また、チョウを守ることについての関心を持ってもらうために、年に1度、全国各地でシンポジウムを開催しています。
チョウを守る活動が行われてきた場所を開催地とし、今後、チョウをシンボルに自然環境を守っていくためにはどうすべきかを考えていきます。 (開催地を全国で募集しているので、ご検討いただける際には事務局までご連絡下さい。)
<過去のシンポジウム開催地>
2007年1月 ギフチョウ・ヒメギフチョウ保全シンポジウム 岐阜県岐阜市
2008年2月 チョウ類保全シンポジウム-ギフチョウ・ヒメギフチョウ-群馬県渋川市
2008年5月 第3回全国チョウ類保全シンポジウム 山形県鮭川村
2009年12月 第4回全国チョウ類保全シンポジウム-オオムラサキ-埼玉県嵐山市
2011年1月 第5回全国チョウ類保全シンポジウム-ギフチョウ-奈良県御所市
2012年3月 第6回全国チョウ類保全シンポジウム 愛媛県松山市
(各シンポジウムの詳細はこちら)
<展示会>
チョウの保全について関心を持ってもらうためのミニイベントとして、ビジターセンター、博物館、公民館等でのミニ展示会を行っています。今後も各地で開催する予定です。
なお、展示のポスターを貸し出しています(有償。ただし、チョウ類の団体等が実施する場合は無償の場合あり)。
(ご利用を希望する方は、事務局までご連絡下さい。)
<出版物>
チョウやその保全に関するパンフレットを発行しています。
詳しくは「出版物案内こちら」を見てください。
3.チョウや自然を守るために、さまざまなアドバイスをする。
効果的なチョウ類保全のためには、行政等の取り組みや各種開発などに提言をする必要があります。わたしたちは、さまざまなところでチョウ類保全に関するアドバイスをしています。

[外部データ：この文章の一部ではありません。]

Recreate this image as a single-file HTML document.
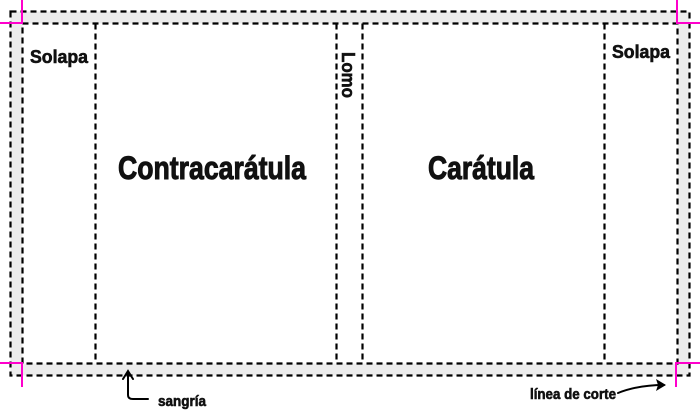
<!DOCTYPE html>
<html><head><meta charset="utf-8"><style>
html,body{margin:0;padding:0;background:#fff;}
svg text{font-family:"Liberation Sans Narrow","Liberation Sans",sans-serif;font-weight:bold;fill:#111;stroke:#111;stroke-width:0.6;}
</style></head><body>
<svg width="700" height="415" viewBox="0 0 700 415" xmlns="http://www.w3.org/2000/svg">
<path d="M10.5,11.5H689.5V375.5H10.5Z M22.5,23.5V363.5H677.5V23.5Z" fill="#ececec" fill-rule="evenodd"/>
<g fill="none" stroke="#000" stroke-width="2.2" stroke-dasharray="6,4">
<rect x="10.5" y="11.5" width="679" height="364"/>
<rect x="22.5" y="23.5" width="655" height="340"/>
<line x1="95.5" y1="23.5" x2="95.5" y2="363.5"/>
<line x1="336.5" y1="23.5" x2="336.5" y2="363.5"/>
<line x1="362.5" y1="23.5" x2="362.5" y2="363.5"/>
<line x1="604.5" y1="23.5" x2="604.5" y2="363.5"/>
</g>
<g stroke="#ff00cc" stroke-width="2" fill="none">
<path d="M22,0V23H0"/>
<path d="M677,0V23H700"/>
<path d="M0,363H22V387"/>
<path d="M676,387V363H700"/>
</g>
<text x="59" y="63" font-size="18" text-anchor="middle" textLength="58" lengthAdjust="spacingAndGlyphs">Solapa</text>
<text x="641" y="58" font-size="18" text-anchor="middle" textLength="58" lengthAdjust="spacingAndGlyphs">Solapa</text>
<text x="212" y="179" font-size="32" text-anchor="middle" textLength="188" lengthAdjust="spacingAndGlyphs" style="stroke-width:1">Contracarátula</text>
<text x="481" y="179" font-size="32" text-anchor="middle" textLength="106" lengthAdjust="spacingAndGlyphs" style="stroke-width:1">Carátula</text>
<text transform="translate(342,75) rotate(90)" font-size="18" text-anchor="middle" textLength="46" lengthAdjust="spacingAndGlyphs">Lomo</text>
<text x="158" y="406" font-size="15" textLength="48" lengthAdjust="spacingAndGlyphs">sangría</text>
<text x="530" y="399" font-size="15" textLength="86" lengthAdjust="spacingAndGlyphs">línea de corte</text>
<g fill="none" stroke="#000" stroke-width="2" stroke-linecap="round">
<path d="M128,372V395Q128,399 133,399H148"/>
<path d="M123,379L128,371L133,379"/>
<path d="M618,393Q638,385 664,385"/>
</g>
<path d="M666,385L656,379L658,385L656,391Z" fill="#000"/>
</svg>
</body></html>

<2006.5 自然公園法改正にともなう「指定動物」についての提言>
環境省の指定動物保護対策検討会に出席し、自然公園におけるチョウ類の現状や 保全に関する報告を行ったり、指定動物に入れるべきチョウの種類を考え、その案を伝えました。
今回のチョウ類の指定は、わたしたちの案を十分にふまえて選定していただきました。